Don't forget to also drop some in a pot and soil for wheat grass.
Depending on how many people you are prepping for, you might think about using 1-gallon bags instead of 5 gallon. I stored some wheat, but decided a while back that I probably would only use it to cook for cereal, so have stopped buying it. I just bought a big bucket of flour and divided it into 1-gallon mylar bags. That way you don't have so much open at a time. Be sure not to store self-rising flour or meal!
You're making a good start and on the right track. When you buy your wheat, not berries, you can pack it in a number of ways, depending on what's available. The best way would be in Mylar bags for a 5 gallon bucket. Seal the Mylar bags with appropriate size oxygen absorbers - not oxygenators; the goal is to remove oxygen, not create or insert it - in the Mylar bags. There's plenty of info on this site and others on how to do that.
My wife and I were just reading a book from the 80's about using wheat - a book that came with the Magic Meal wheat grinder we bought back then. The suggestions then included simply lining a trash can with plastic, putting the lid on, and taping with masking tape. That method worked well at the time and lesser methods worked for thousands of years before then. The book also recommended a process we used a lot back then: a chunk of dry ice at the bottom of the bucket in the hopes that it would displace the oxygen before we sealed the bucket. We had good results with that, too. It doesn't mean that the dry ice trick worked (or didn't work), it simply means that wheat is a very reliable storage item in most circumstances.

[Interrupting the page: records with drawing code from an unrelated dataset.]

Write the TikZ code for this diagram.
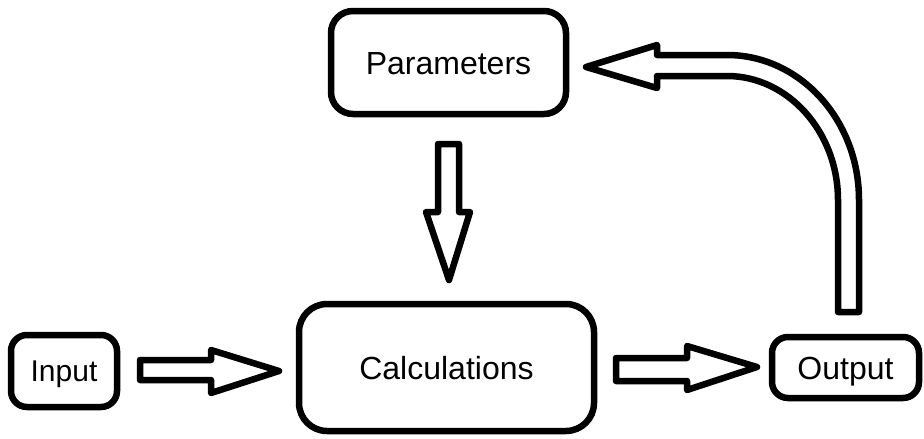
\documentclass[tikz,border=0pt]{standalone}
\usepackage{fontspec}
\setmainfont{Liberation Sans}
\begin{document}
\begin{tikzpicture}[x=1pt,y=-1pt,
  box/.style={draw=black,line width=6.5pt,fill=white,inner sep=0pt,
    font=\fontsize{32}{38}\selectfont,text height=23pt,text depth=0pt},
  blockarrow/.style={draw=black,line width=6.5pt,line join=round,fill=white}]
\useasboundingbox (0,0) rectangle (924,439);
\node[box,rounded corners=22pt,minimum width=235pt,minimum height=103pt] (par) at (448.5,62.5) {Parameters};
\node[box,rounded corners=28pt,minimum width=295pt,minimum height=127pt] (calc) at (446.5,367.5) {Calculations};
\node[box,rounded corners=16pt,minimum width=106pt,minimum height=72pt,font=\fontsize{30}{36}\selectfont,text height=21.5pt] (in) at (64,371) {Input};
\node[box,rounded corners=16pt,minimum width=147pt,minimum height=61pt] (out) at (845.5,367.5) {Output};
% Parameters -> Calculations
\draw[blockarrow] (438,144) -- (459,144) -- (459,212) -- (470,212) -- (449,280) -- (426,212) -- (438,212) -- cycle;
% Input -> Calculations
\draw[blockarrow] (140,360) -- (211,360) -- (211,350) -- (279,371) -- (211,393) -- (211,380) -- (140,380) -- cycle;
% Calculations -> Output
\draw[blockarrow] (616,358) -- (687,358) -- (687,346) -- (757,367) -- (687,390) -- (687,381) -- (616,381) -- cycle;
% Output -> Parameters
\draw[blockarrow] (586,67) -- (657,45) -- (657,55) -- (727,55)
  .. controls (800,55) and (859,120) .. (859,200) -- (859,312) -- (838,312) -- (838,200)
  .. controls (838,132) and (788,76) .. (727,76) -- (657,76) -- (657,88) -- cycle;
\end{tikzpicture}
\end{document}
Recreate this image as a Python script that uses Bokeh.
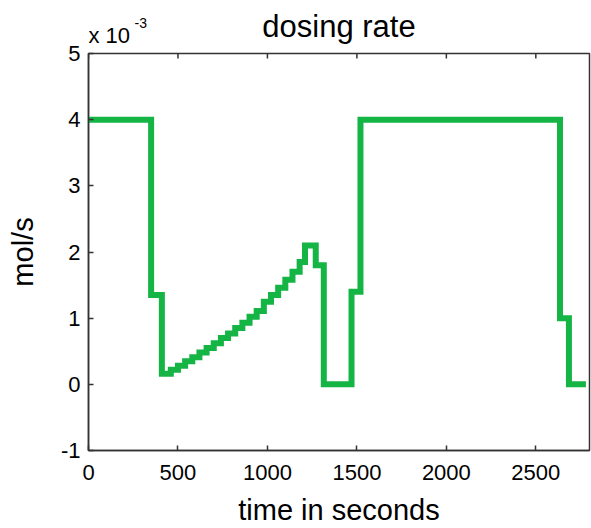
import math
from bokeh.plotting import figure
from bokeh.models import Label, Range1d, FixedTicker
from bokeh.layouts import column
from bokeh.embed import file_html
from bokeh.resources import INLINE

# dosing rate in units of 1e-3 mol/s (step signal, value holds until next time)
time_s = [0, 350, 410, 460, 500, 540, 580, 620, 660, 700, 740, 780, 820, 860,
          900, 940, 980, 1020, 1060, 1100, 1140, 1180, 1210, 1270, 1315,
          1470, 1520, 2635, 2685, 2780]
rate = [4.0, 1.35, 0.16, 0.22, 0.28, 0.35, 0.41, 0.48, 0.55, 0.62, 0.70, 0.77,
        0.85, 0.93, 1.02, 1.11, 1.25, 1.35, 1.46, 1.58, 1.70, 1.85, 2.10, 1.80,
        0.0, 1.40, 4.0, 1.0, 0.0, 0.0]

x_ticks = [0, 500, 1000, 1500, 2000, 2500]
y_ticks = [-1, 0, 1, 2, 3, 4, 5]
x_lim = (0, 2800)
y_lim = (-1, 5)

FONT = "Liberation Sans"
AX = "#333333"

# ---- main plot ----
p = figure(width=591, height=483,
           min_border_left=88, min_border_top=8, min_border_bottom=75,
           min_border_right=2,
           x_range=Range1d(*x_lim), y_range=Range1d(*y_lim),
           output_backend="svg", toolbar_location=None)

p.grid.visible = False
p.outline_line_color = AX
p.outline_line_width = 1.5
p.background_fill_color = "white"
p.border_fill_color = "white"

p.step(time_s, rate, mode="after", line_color="#14B445", line_width=6,
       line_join="miter")

# mirrored tick marks on the top edge (inside the box)
p.ray(x=x_ticks, y=[y_lim[1]] * len(x_ticks), length=5, length_units="screen",
      angle=-math.pi / 2, line_color=AX, line_width=1.5)

for ax in p.xaxis + p.yaxis:
    ax.major_tick_in = 5
    ax.major_tick_out = 0
    ax.minor_tick_line_color = None
    ax.axis_line_color = AX
    ax.axis_line_width = 1.5
    ax.major_tick_line_color = AX
    ax.major_tick_line_width = 1.5
    ax.major_label_text_font = FONT
    ax.major_label_text_font_size = "22px"
    ax.major_label_text_color = "black"
    ax.axis_label_text_font = FONT
    ax.axis_label_text_font_size = "29px"
    ax.axis_label_text_font_style = "normal"
    ax.axis_label_text_color = "black"

p.xaxis.ticker = FixedTicker(ticks=x_ticks)
p.yaxis.ticker = FixedTicker(ticks=y_ticks)
p.yaxis.major_label_overrides = {-1: "-1"}
p.xaxis.axis_label = "time in seconds"
p.yaxis.axis_label = "mol/s"
p.xaxis.major_label_standoff = 14
p.yaxis.major_label_standoff = 8
p.xaxis.axis_label_standoff = 11
p.yaxis.axis_label_standoff = 19

# ---- header with title and exponent ----
h = figure(width=591, height=45,
           min_border_left=88, min_border_top=0, min_border_bottom=0,
           min_border_right=2,
           x_range=p.x_range, y_range=Range1d(0, 1),
           x_axis_type=None, y_axis_type=None,
           output_backend="svg", toolbar_location=None)
h.outline_line_color = None
h.grid.visible = False
h.background_fill_color = "white"
h.border_fill_color = "white"

h.add_layout(Label(x=(x_lim[0] + x_lim[1]) / 2, y=0, text="dosing rate",
                   y_offset=19, text_align="center",
                   text_baseline="alphabetic", text_font=FONT,
                   text_font_size="31px", text_color="black"))
h.add_layout(Label(x=x_lim[0], y=0, text="x 10", y_offset=10,
                   text_baseline="alphabetic", text_font=FONT,
                   text_font_size="22px", text_color="black"))
h.add_layout(Label(x=x_lim[0], y=0, text="-3", x_offset=46, y_offset=23,
                   text_baseline="alphabetic", text_font=FONT,
                   text_font_size="14px", text_color="black"))

layout = column(h, p)
open("out.html", "w").write(file_html(layout, INLINE))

But the best method available to us today is the Mylar and oxygen absorber method and, for serious long-term storage, that is what I recommend. Don't leave your future to chance.
I have wheat stored in #10 cans from the LDS Storehouse, in 5 gallon buckets where I used dried ice, and in one gallon Mylar bags with oxygen absorbers which are then placed in 55 gallon steel drums.
Wheat is a good first thing to start storing. It is very forgiving.